Çocuğun psikolojik ve biyolojik olarak ben ve öteki ayrımını zihinsel olarak yapabilir bir kapasiteye gelmesi, bireysel kimlik gelişimin önemli bir dönüm noktası olarak kabul edilmektedir. Bunun yanında çocuğun sağlıklı bir kimlik gelişimi için tamamlaması gerek önemli bir görevi de özdeşimdir. Freud’ un tanımladığı psikoseksüel gelişim dönemlerinden Ödipal dönemde, çocuk, kendisi ile aynı cinsiyete sahip ebeveyni ile özdeşim kurmaya başlar. Onun değerlerini, emir ve yasaklarını kendi iç dünyasına taşır. Böylece ebeveyne ait olan bazı tutumlar artık çocuğun kişiliğinin, karakterinin ve kimliğinin bir parçası haline gelmiş olur. Başka bir deyişle Pre-ödipal dönemde hâkim olan taklit davranışı daha kompleks bir yapıya dönüşerek, taklit ettiği erişkinlere ait bazı özellikler artık kendisine ait olmuş olur.
Nesne ilişkileri kuramcılarına göre bireysel kimlik gelişiminin diğer bir önemli dönemi ise bütünleştirmedir. Bu dönemde iyi ve kötü kendilik ve nesne tasarımları bütünleştirilerek, bireysel kimliğin oluşum sürecinde önemli bir dönüm noktası daha geçilmiş olur ve bireyler böylece daha gerçekçi bir hayat görüşüne sahip olabilir. İyi-kötü kendilik tasarımların ve iyi-kötü nesne tasarımların bütünleştirilmesi yaklaşık olarak 36. Ayda başlar ve bütünleştirme işlevi tamamlandığında “nesne sürekliliği” sağlanmış olur. Artık çocuk için iyi ve kötü yönleri ile bir bütün halinde değerlendirilebilen tek bir anne ve ben bulunmaktadır.

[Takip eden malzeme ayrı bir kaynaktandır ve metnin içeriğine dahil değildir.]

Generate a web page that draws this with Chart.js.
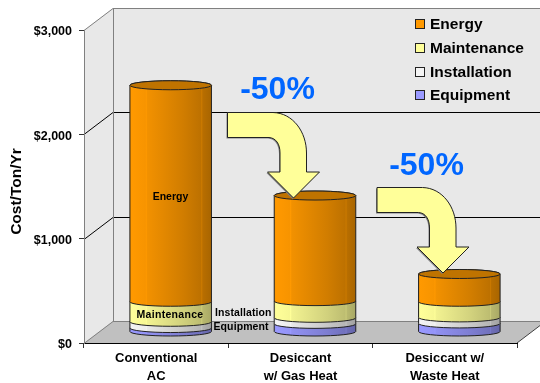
<!DOCTYPE html>
<html>
<head>
<meta charset="utf-8">
<title>Cost per ton per year</title>
<script src="https://cdn.jsdelivr.net/npm/chart.js@4/dist/chart.umd.min.js"></script>
<style>
  html, body { margin: 0; padding: 0; background: #fff; }
  #wrap { width: 540px; height: 383px; }
</style>
</head>
<body>
<div id="wrap"><canvas id="cost-chart" width="540" height="383"></canvas></div>
<script>
const categories = [['Conventional', 'AC'], ['Desiccant', 'w/ Gas Heat'], ['Desiccant w/', 'Waste Heat']];
const equipment = [38, 78, 82];
const installation = [60, 58, 58];
const maintenance = [192, 160, 150];
const energy = [2075, 1012, 266];
const yTicks = [0, 1000, 2000, 3000];

const seriesColors = { Energy: '#FF9900', Maintenance: '#FFFF99', Installation: '#F4F4F4', Equipment: '#9999FF' };
const legendOrder = ['Energy', 'Maintenance', 'Installation', 'Equipment'];
const FONT = '"Liberation Sans", Arial, sans-serif';

// depth of the fake 3D box
const DX = 29, DY = 22;
const ELL = 4.5;

function mix(hex, k) {
  const n = parseInt(hex.slice(1), 16);
  const c = [n >> 16, (n >> 8) & 255, n & 255].map(v => Math.round(v * k));
  return 'rgb(' + c.join(',') + ')';
}

function bodyGradient(ctx, l, r, hex) {
  const g = ctx.createLinearGradient(l, 0, r, 0);
  g.addColorStop(0, mix(hex, 0.93));
  g.addColorStop(0.02, hex);
  g.addColorStop(0.19, mix(hex, 0.97));
  g.addColorStop(0.2, mix(hex, 1.0));
  g.addColorStop(0.215, mix(hex, 0.95));
  g.addColorStop(0.65, mix(hex, 0.82));
  g.addColorStop(0.87, mix(hex, 0.74));
  g.addColorStop(0.88, mix(hex, 0.8));
  g.addColorStop(0.895, mix(hex, 0.72));
  g.addColorStop(1, mix(hex, 0.66));
  return g;
}

// back wall, side wall, floor and the gridlines running round them
const boxPlugin = {
  id: 'box',
  beforeDraw(chart) {
    const { ctx, chartArea: a, scales: { y } } = chart;
    const bl = a.left + DX, br = a.right + DX, top = a.top - DY, floor = a.bottom - DY;
    ctx.save();
    ctx.fillStyle = '#E8E8E8';
    ctx.beginPath();
    ctx.moveTo(a.left, a.top);
    ctx.lineTo(bl, top);
    ctx.lineTo(br, top);
    ctx.lineTo(br, floor);
    ctx.lineTo(bl, floor);
    ctx.lineTo(a.left, a.bottom);
    ctx.closePath();
    ctx.fill();

    ctx.fillStyle = '#C0C0C0';
    ctx.beginPath();
    ctx.moveTo(a.left, a.bottom);
    ctx.lineTo(bl, floor);
    ctx.lineTo(br, floor);
    ctx.lineTo(a.right, a.bottom);
    ctx.closePath();
    ctx.fill();

    ctx.lineWidth = 1;
    yTicks.forEach(v => {
      // keep the wall line on a whole pixel row
      const py = Math.round(y.getPixelForValue(v)) + 0.5;
      const inner = v > 0 && v < 3000;
      ctx.strokeStyle = inner ? '#000' : '#808080';
      ctx.beginPath();
      ctx.moveTo(a.left, py);
      ctx.lineTo(bl, py - DY);
      ctx.lineTo(br, py - DY);
      ctx.stroke();
    });
    ctx.strokeStyle = '#808080';
    ctx.beginPath();
    ctx.moveTo(bl + 0.5, top);
    ctx.lineTo(bl + 0.5, floor);
    ctx.stroke();
    ctx.strokeStyle = '#404040';
    ctx.beginPath();
    ctx.moveTo(a.right, a.bottom);
    ctx.lineTo(br, floor);
    ctx.stroke();
    ctx.restore();
  }
};

function drawArrow(ctx, dx, dy) {
  ctx.save();
  ctx.translate(dx, dy);
  ctx.beginPath();
  ctx.moveTo(227.5, 112.5);
  ctx.lineTo(273, 112.5);
  ctx.bezierCurveTo(293, 113, 306.5, 132, 306.5, 153);
  ctx.lineTo(306.5, 172);
  ctx.lineTo(319.5, 172);
  ctx.lineTo(293.5, 198);
  ctx.lineTo(267.5, 172);
  ctx.lineTo(280, 172);
  ctx.lineTo(280, 153);
  ctx.bezierCurveTo(280, 144, 276, 138, 269, 137.5);
  ctx.lineTo(227.5, 137.5);
  ctx.closePath();
  ctx.shadowColor = '#808080';
  ctx.shadowOffsetX = -1;
  ctx.shadowOffsetY = 1;
  ctx.fillStyle = '#FFFF99';
  ctx.fill();
  ctx.shadowColor = 'transparent';
  ctx.strokeStyle = '#222';
  ctx.lineWidth = 1;
  ctx.stroke();
  ctx.restore();
}

function spacedText(ctx, text, x, y, font, color, align, spacing) {
  ctx.font = font;
  ctx.fillStyle = color;
  ctx.textAlign = align;
  ctx.textBaseline = 'middle';
  ctx.letterSpacing = spacing || '0px';
  ctx.fillText(text, x, y);
  ctx.letterSpacing = '0px';
}

// the bars are stood up as cylinders, pushed back to the middle of the box depth
const cylinderPlugin = {
  id: 'cylinders',
  beforeDatasetDraw() {
    return false;
  },
  afterDatasetsDraw(chart) {
    const { ctx } = chart;
    const count = chart.data.datasets.length;
    ctx.save();
    ctx.translate(DX / 2, -DY / 2);
    for (let i = 0; i < count; i++) {
      const ds = chart.data.datasets[i];
      chart.getDatasetMeta(i).data.forEach(bar => {
        const l = bar.x - bar.width / 2, r = bar.x + bar.width / 2, rx = bar.width / 2;
        ctx.beginPath();
        ctx.moveTo(l, bar.y);
        ctx.lineTo(l, bar.base);
        ctx.ellipse(bar.x, bar.base, rx, ELL, 0, Math.PI, 0, true);
        ctx.lineTo(r, bar.y);
        ctx.ellipse(bar.x, bar.y, rx, ELL, 0, 0, Math.PI, true);
        ctx.closePath();
        ctx.fillStyle = bodyGradient(ctx, l, r, ds.backgroundColor);
        ctx.fill();
        ctx.strokeStyle = '#222';
        ctx.lineWidth = 1;
        ctx.stroke();
        if (i === count - 1) {
          ctx.beginPath();
          ctx.ellipse(bar.x, bar.y, rx, ELL, 0, 0, Math.PI * 2);
          ctx.fillStyle = '#BF7300';
          ctx.fill();
          ctx.stroke();
        }
      });
    }
    ctx.restore();

    drawArrow(ctx, 0, 0);
    drawArrow(ctx, 149.5, 75);

    ctx.save();
    spacedText(ctx, '-50%', 277.5, 90, 'bold 32px ' + FONT, '#0066FF', 'center');
    spacedText(ctx, '-50%', 426.5, 166, 'bold 32px ' + FONT, '#0066FF', 'center');

    const small = 'bold 10.5px ' + FONT;
    spacedText(ctx, 'Energy', 170.5, 197.5, small, '#000', 'center');
    spacedText(ctx, 'Maintenance', 170, 315.5, small, '#000', 'center', '0.3px');
    spacedText(ctx, 'Installation', 215, 313.5, small, '#000', 'left', '0.1px');
    spacedText(ctx, 'Equipment', 213.5, 327.5, small, '#000', 'left', '0.1px');

    legendOrder.forEach((name, i) => {
      const rowY = [24, 48, 72, 95][i];
      ctx.fillStyle = seriesColors[name];
      ctx.fillRect(415.5, rowY - 4.5, 9, 9);
      ctx.strokeStyle = '#222';
      ctx.lineWidth = 1;
      ctx.strokeRect(415.5, rowY - 4.5, 9, 9);
      spacedText(ctx, name, 430, rowY + 0.5, 'bold 15.5px ' + FONT, '#000', 'left');
    });

    // axis title, rotated up the left edge
    ctx.translate(17, 191.5);
    ctx.rotate(-Math.PI / 2);
    spacedText(ctx, 'Cost/Ton/Yr', 0, 0, 'bold 15.5px ' + FONT, '#000', 'center');
    ctx.restore();
  }
};

new Chart(document.getElementById('cost-chart').getContext('2d'), {
  type: 'bar',
  data: {
    labels: categories,
    datasets: [
      { label: 'Equipment', data: equipment, backgroundColor: seriesColors.Equipment },
      { label: 'Installation', data: installation, backgroundColor: seriesColors.Installation },
      { label: 'Maintenance', data: maintenance, backgroundColor: seriesColors.Maintenance },
      { label: 'Energy', data: energy, backgroundColor: seriesColors.Energy }
    ]
  },
  plugins: [boxPlugin, cylinderPlugin],
  options: {
    responsive: false,
    animation: false,
    layout: { padding: { top: 30, right: 23, left: 0, bottom: 0 } },
    datasets: { bar: { barPercentage: 0.565, categoryPercentage: 1 } },
    plugins: { legend: { display: false }, tooltip: { enabled: false } },
    scales: {
      x: {
        stacked: true,
        afterFit(scale) { scale.height = 40; },
        border: { color: '#000' },
        grid: { drawOnChartArea: false, color: '#333', tickLength: 5 },
        ticks: { color: '#000', padding: 2, maxRotation: 0, font: { family: FONT, size: 13, weight: 'bold', lineHeight: 1.35 } }
      },
      y: {
        stacked: true,
        min: 0,
        max: 3000,
        afterFit(scale) { scale.width = 84; },
        afterBuildTicks(scale) { scale.ticks = yTicks.map(value => ({ value })); },
        border: { color: '#808080' },
        grid: { drawOnChartArea: false, color: '#333', tickLength: 5 },
        ticks: {
          color: '#000',
          padding: 7,
          labelOffset: 2,
          font: { family: FONT, size: 12.5, weight: 'bold' },
          callback: v => '$' + v.toLocaleString('en-US')
        }
      }
    }
  }
});
</script>
</body>
</html>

Ayrıca çocuk nesne sürekliliğinin sağlanması ile annenin nesne temsilini zihninde tutabilme kapasitesi geliştirir ve ayrılıklara karşı olan duyarlılığı azalır. Anne olmadan ve buna bağlı belirgin bir kaygı yaşamadan çevrede araştırmalar yapabilir, oyun oynayabilir. Bu dönemin tamamlanmadığı durumlarda bireylerin zihinsel dünyasındaki nesne ve kendilik temsilleri iyi ve kötü olarak bütünleştirilmeden, keskin sınırlarla birbirilerinden ayrı olarak kalırlar. Kimlik gelişimi bu aşamada takılmış bireyler, kendilik ve nesne temsillerini iyi ve kötü olarak keskin sınırlarla bölme eğiliminde olurlar. Bu nedenle de ilişki içinde oldukları kişileri ve grupları iyiler ve kötüler, ben ve öteki, biz ve ötekiler gibi keskin sınırlarla ayırma eğiliminde olurlar. Bunun yanında ilişkide oldukları kişileri ilkel bir biçimde ülküleştirerek onları “iyi” ya da ilkel bir biçimde aşağılayarak “kötü” hale getirirler. Bu nedenle de gerçekçi bir dünya görüşünden çok, kendi iç dünyalarının bölünmüş özelliklerine göre bir dış dünya algısı oluştururlar.
Dünya ya siyah ya da beyazdır. Stres ve sıkıntı dönemlerinde temel olarak “bölme” savunma düzeneğinin kullanılması, kişilerin kötü huylu ve katı önyargılar geliştirmelerine neden olabilmektedir. Bu anlamda kimlik gelişimi sürecindeki takılmalar bireylerin sahip olduğu önyargıların kaynağını ve niteliğini belirleyebilmektedir. Klinik olarak sınırda (borderline) ve narsisistik kişilik yapılanmaları olan hastalar ile bazı psikotik yelpazedeki hastalar böyle bir kişilik örgütlenmesine sahiptir.
Bölme savunma düzeneğini sıkça kullanan kişilerin beraberinde sıkça kullandığı savunma düzeneklerinden birisi de “yansıtmalı özdeşimdir”. Yansıtmalı özdeşimin önyargıların ortaya çıkmasında, gelişmesinde ve kemikleşmesinde önemli katkıları bulunmaktadır. Özellikle eğitimle düzelmeyen, bilgiye rağmen halen var olan önyargıların oluşumunda bu zihinsel düzeneğin önemli bir katkısı bulunmaktadır.